_EXERCISE OBJECTIVE_
All lines featuring the string "matplotlib" are to be listed.

Entries from a dataset:
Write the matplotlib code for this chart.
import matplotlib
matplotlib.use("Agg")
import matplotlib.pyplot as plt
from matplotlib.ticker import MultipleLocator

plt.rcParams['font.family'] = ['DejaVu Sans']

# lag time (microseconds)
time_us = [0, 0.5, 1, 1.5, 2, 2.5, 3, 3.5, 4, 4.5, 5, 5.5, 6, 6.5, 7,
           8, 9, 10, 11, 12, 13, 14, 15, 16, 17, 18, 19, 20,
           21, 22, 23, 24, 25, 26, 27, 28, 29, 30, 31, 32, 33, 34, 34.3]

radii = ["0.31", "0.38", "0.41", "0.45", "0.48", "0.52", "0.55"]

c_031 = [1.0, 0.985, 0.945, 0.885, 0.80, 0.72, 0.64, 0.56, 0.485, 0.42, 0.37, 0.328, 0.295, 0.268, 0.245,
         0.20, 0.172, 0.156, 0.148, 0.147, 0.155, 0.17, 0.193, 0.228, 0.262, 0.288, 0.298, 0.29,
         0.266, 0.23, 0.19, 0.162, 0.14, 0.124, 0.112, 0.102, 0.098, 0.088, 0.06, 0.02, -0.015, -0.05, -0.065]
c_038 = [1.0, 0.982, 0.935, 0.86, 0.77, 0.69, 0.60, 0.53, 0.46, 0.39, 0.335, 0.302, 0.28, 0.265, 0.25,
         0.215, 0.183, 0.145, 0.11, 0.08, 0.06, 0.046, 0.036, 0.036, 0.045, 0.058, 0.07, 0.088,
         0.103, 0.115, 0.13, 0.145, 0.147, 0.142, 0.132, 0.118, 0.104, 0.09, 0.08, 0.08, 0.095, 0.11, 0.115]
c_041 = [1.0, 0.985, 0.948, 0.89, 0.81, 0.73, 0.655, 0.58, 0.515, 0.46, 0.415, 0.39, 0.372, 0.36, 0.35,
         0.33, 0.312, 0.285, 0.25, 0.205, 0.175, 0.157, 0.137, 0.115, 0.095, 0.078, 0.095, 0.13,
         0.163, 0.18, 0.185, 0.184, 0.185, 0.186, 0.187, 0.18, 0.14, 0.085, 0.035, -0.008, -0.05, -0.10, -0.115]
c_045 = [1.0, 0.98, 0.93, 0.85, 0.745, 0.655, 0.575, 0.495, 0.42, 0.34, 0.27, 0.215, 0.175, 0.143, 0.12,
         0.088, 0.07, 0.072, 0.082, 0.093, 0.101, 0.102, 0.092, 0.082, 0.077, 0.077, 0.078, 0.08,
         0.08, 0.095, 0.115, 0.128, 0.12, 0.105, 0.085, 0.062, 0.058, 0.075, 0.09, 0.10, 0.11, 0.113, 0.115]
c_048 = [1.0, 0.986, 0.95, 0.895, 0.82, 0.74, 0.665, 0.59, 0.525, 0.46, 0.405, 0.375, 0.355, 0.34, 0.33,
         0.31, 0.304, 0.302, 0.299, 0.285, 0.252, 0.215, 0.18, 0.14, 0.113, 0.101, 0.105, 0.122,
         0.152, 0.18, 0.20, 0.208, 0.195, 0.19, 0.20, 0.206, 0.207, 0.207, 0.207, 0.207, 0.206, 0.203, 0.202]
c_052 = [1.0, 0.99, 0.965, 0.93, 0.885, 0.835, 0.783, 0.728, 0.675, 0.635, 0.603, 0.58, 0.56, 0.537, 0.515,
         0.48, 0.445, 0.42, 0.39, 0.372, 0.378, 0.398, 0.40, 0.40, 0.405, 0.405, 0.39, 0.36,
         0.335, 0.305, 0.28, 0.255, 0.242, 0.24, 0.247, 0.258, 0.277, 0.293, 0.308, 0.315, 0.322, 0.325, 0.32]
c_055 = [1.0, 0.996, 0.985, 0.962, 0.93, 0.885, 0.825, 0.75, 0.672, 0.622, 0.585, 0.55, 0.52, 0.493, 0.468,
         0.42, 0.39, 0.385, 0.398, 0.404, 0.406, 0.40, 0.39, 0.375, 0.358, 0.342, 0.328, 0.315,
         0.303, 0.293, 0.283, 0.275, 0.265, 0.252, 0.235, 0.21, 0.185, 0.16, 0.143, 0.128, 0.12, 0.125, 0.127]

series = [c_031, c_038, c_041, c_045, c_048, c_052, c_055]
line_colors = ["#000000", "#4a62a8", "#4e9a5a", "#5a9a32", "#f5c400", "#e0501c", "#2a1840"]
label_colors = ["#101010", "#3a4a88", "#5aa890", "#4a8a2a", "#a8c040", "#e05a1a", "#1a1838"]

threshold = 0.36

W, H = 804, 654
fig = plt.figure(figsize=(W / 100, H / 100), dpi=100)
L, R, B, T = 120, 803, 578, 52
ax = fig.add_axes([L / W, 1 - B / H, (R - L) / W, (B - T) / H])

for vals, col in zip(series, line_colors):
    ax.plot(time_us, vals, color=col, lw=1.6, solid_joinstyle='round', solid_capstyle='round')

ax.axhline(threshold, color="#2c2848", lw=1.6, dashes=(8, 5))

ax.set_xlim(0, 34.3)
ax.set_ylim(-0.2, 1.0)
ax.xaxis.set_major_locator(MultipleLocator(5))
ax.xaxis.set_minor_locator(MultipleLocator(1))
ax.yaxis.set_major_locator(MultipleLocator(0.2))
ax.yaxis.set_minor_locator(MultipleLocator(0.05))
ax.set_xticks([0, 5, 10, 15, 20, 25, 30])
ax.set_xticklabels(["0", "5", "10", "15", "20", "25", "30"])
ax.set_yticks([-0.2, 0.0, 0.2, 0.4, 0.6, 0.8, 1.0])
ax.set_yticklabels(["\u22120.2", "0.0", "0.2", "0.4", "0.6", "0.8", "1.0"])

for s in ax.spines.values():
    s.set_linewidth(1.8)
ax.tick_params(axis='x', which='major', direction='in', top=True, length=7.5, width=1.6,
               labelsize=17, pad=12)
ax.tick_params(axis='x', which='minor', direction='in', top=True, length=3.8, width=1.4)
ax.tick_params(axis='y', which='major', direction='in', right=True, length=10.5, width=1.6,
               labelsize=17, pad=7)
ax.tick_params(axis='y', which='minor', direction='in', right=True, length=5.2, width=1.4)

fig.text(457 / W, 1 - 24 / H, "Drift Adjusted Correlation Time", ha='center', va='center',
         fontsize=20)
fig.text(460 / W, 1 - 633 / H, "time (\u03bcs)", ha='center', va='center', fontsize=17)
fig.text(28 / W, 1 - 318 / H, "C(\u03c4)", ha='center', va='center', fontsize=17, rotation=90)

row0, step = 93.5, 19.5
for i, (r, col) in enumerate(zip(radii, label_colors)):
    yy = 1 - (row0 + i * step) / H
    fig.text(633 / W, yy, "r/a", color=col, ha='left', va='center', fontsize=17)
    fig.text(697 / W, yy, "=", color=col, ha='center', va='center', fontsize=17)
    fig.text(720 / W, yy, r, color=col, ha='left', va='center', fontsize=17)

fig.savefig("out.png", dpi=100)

==

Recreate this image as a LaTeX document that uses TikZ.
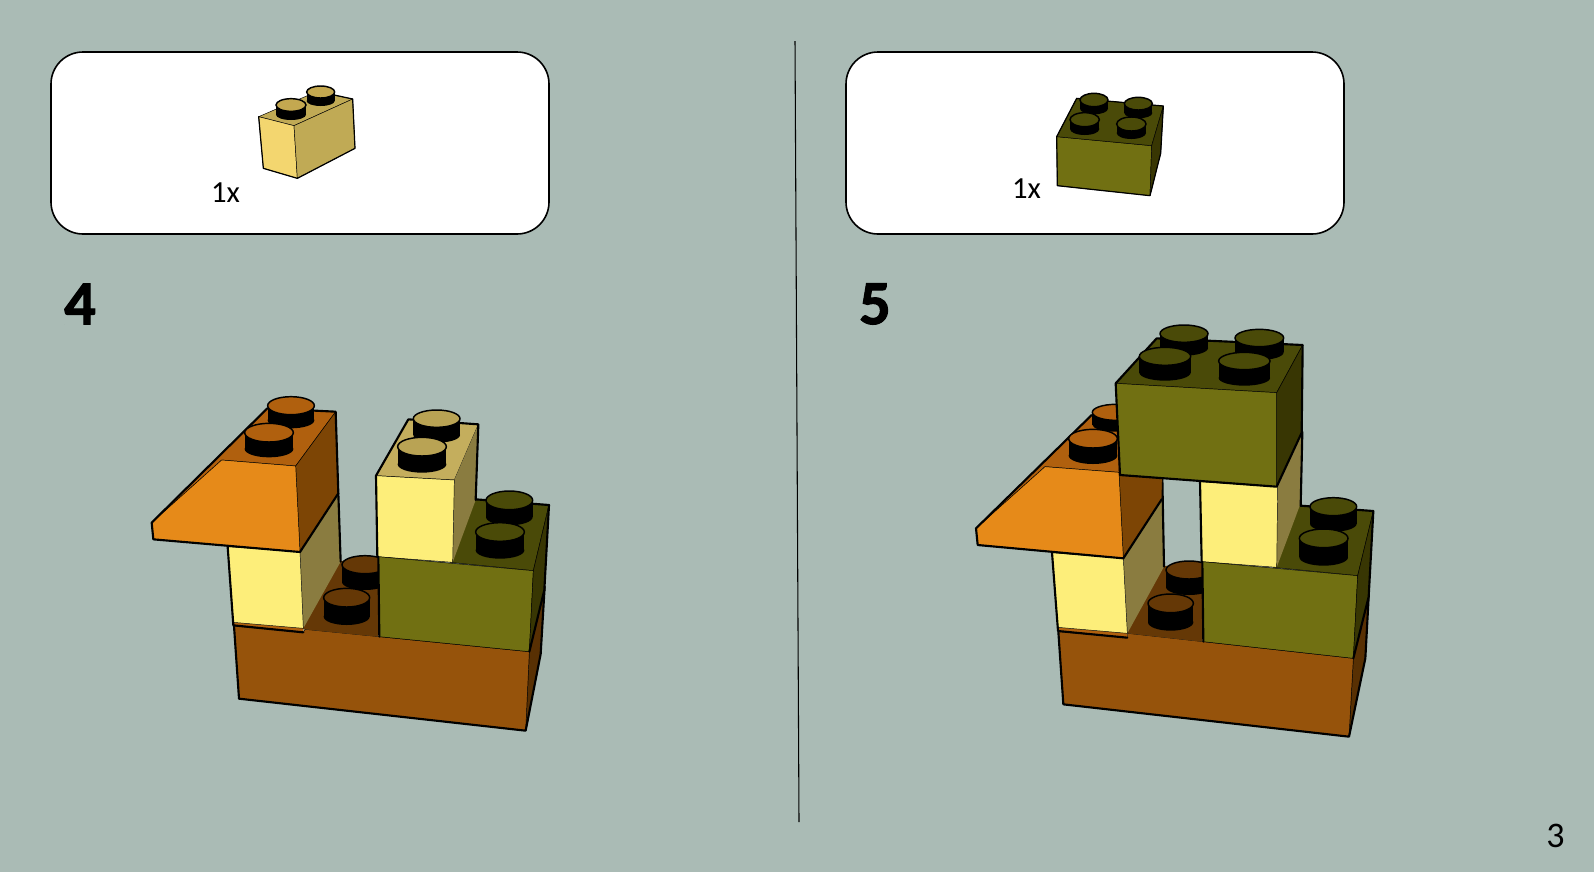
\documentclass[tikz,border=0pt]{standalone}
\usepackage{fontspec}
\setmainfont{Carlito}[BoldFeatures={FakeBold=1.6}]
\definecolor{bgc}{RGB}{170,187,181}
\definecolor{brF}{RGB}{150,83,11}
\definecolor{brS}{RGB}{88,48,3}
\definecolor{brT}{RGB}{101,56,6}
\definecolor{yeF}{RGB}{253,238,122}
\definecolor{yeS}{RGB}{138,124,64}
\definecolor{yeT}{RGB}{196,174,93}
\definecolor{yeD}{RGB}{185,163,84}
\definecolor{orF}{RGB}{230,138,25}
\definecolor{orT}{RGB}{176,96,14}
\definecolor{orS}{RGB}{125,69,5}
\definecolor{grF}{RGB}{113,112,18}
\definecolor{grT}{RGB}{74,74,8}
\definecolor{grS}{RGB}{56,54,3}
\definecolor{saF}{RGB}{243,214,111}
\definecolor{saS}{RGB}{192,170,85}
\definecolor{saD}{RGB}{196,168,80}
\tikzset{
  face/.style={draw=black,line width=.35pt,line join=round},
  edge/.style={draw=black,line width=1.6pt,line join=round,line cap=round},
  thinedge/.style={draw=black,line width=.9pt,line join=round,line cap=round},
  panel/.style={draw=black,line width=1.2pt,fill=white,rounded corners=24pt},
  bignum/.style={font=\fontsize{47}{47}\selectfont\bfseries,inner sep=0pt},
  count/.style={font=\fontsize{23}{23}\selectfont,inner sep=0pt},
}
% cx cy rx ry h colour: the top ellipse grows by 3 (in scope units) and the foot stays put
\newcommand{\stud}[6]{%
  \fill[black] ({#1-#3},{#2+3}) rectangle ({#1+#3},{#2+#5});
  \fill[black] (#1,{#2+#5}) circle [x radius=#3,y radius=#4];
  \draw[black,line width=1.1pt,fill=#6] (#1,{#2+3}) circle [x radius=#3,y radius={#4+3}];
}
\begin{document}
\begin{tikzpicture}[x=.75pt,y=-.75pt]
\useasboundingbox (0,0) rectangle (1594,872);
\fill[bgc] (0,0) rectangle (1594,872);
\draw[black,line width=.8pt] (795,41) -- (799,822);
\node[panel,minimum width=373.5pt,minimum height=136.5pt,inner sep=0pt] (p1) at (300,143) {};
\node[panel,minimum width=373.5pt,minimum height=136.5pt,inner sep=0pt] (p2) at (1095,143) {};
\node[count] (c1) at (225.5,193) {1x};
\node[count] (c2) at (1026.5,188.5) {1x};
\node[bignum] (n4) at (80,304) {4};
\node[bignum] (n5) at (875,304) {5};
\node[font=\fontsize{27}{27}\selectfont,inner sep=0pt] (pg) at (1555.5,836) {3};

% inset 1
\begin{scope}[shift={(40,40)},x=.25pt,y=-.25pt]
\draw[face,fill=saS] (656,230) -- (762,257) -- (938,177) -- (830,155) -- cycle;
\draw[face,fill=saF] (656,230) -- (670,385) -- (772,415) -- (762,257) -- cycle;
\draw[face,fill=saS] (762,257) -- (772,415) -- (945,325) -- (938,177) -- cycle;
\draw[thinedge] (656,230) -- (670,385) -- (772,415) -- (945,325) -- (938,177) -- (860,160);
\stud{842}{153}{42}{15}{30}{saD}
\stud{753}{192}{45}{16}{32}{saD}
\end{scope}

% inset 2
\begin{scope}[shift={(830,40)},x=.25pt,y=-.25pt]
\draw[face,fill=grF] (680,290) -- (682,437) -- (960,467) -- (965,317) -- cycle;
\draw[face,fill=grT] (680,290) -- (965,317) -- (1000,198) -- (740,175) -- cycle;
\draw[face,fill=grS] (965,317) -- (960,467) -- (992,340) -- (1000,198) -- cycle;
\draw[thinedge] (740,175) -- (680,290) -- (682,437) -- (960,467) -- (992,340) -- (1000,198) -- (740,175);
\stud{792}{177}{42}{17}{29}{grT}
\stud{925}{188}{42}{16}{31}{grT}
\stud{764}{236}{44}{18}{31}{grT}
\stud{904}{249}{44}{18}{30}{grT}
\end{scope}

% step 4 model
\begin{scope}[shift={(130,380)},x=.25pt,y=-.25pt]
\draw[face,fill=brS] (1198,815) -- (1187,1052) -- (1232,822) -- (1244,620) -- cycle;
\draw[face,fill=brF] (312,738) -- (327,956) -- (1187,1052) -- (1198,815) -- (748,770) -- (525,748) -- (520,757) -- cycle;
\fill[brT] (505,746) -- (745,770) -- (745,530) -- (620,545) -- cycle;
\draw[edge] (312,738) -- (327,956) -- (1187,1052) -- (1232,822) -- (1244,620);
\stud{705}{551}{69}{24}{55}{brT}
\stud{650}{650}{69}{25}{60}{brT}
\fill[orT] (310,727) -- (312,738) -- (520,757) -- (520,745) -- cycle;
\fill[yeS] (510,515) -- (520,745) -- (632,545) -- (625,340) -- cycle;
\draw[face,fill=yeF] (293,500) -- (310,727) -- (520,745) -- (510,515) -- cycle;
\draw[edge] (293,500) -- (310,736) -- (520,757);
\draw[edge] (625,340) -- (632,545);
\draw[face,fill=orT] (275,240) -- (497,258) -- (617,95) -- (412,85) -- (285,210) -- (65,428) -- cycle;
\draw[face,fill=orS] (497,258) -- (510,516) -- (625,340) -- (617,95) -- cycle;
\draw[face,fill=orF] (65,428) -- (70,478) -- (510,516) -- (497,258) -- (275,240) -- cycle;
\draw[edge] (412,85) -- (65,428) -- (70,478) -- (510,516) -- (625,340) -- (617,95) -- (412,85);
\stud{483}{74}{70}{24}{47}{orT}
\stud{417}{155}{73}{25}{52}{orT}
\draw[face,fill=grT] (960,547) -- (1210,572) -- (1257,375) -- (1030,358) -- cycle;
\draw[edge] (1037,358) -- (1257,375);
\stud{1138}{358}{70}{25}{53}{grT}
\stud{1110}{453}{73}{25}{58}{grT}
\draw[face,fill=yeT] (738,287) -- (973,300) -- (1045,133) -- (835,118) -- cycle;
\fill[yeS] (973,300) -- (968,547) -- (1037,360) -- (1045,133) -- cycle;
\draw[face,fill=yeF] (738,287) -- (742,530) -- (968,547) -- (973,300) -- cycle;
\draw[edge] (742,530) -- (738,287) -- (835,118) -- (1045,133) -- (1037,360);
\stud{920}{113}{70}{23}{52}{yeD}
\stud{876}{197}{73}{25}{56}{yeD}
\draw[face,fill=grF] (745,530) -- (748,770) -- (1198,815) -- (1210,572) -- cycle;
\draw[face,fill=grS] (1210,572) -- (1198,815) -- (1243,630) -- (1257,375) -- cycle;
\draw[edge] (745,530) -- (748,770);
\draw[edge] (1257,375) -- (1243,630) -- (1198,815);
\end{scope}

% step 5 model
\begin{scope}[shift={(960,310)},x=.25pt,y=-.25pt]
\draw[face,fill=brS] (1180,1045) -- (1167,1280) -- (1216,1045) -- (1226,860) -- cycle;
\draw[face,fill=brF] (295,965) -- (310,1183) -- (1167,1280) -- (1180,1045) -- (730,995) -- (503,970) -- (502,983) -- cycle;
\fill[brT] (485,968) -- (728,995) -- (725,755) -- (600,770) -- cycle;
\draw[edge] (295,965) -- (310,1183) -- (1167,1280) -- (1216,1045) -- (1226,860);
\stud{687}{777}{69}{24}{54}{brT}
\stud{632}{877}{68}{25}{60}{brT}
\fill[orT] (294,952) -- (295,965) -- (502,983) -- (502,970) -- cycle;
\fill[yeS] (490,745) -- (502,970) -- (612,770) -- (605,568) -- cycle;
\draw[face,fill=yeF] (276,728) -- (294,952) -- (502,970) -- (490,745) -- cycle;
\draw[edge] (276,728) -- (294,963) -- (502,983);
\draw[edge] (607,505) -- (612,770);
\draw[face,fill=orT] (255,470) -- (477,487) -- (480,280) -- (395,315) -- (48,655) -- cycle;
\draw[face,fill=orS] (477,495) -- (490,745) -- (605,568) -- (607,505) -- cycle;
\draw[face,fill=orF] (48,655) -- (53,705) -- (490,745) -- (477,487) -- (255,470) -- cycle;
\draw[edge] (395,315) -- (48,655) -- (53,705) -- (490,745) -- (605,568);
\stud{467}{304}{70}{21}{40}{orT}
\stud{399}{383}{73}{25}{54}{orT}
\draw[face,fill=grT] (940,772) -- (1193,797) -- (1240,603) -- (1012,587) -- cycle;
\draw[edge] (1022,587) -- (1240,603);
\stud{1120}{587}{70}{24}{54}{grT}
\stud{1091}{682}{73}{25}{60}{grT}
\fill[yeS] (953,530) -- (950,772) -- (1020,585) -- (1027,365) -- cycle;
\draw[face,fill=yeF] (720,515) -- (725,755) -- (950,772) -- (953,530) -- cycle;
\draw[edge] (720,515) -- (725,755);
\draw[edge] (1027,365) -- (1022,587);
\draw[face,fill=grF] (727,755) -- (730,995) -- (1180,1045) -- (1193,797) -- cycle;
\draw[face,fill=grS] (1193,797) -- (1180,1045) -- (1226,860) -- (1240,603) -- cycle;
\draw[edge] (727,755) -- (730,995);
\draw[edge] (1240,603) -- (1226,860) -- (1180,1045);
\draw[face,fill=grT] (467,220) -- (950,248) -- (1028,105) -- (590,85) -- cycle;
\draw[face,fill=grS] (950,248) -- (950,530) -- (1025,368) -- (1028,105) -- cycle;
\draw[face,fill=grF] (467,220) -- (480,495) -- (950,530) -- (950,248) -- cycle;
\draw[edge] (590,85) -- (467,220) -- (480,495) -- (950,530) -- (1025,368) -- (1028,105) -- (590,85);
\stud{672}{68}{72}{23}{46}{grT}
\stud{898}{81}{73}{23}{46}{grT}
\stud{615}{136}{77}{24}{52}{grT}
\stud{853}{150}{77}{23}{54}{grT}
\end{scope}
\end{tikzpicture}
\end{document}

_EXERCISE ANSWER_
Write the matplotlib code for this chart.
import matplotlib
matplotlib.use("Agg")
import matplotlib.pyplot as plt
from matplotlib.ticker import MultipleLocator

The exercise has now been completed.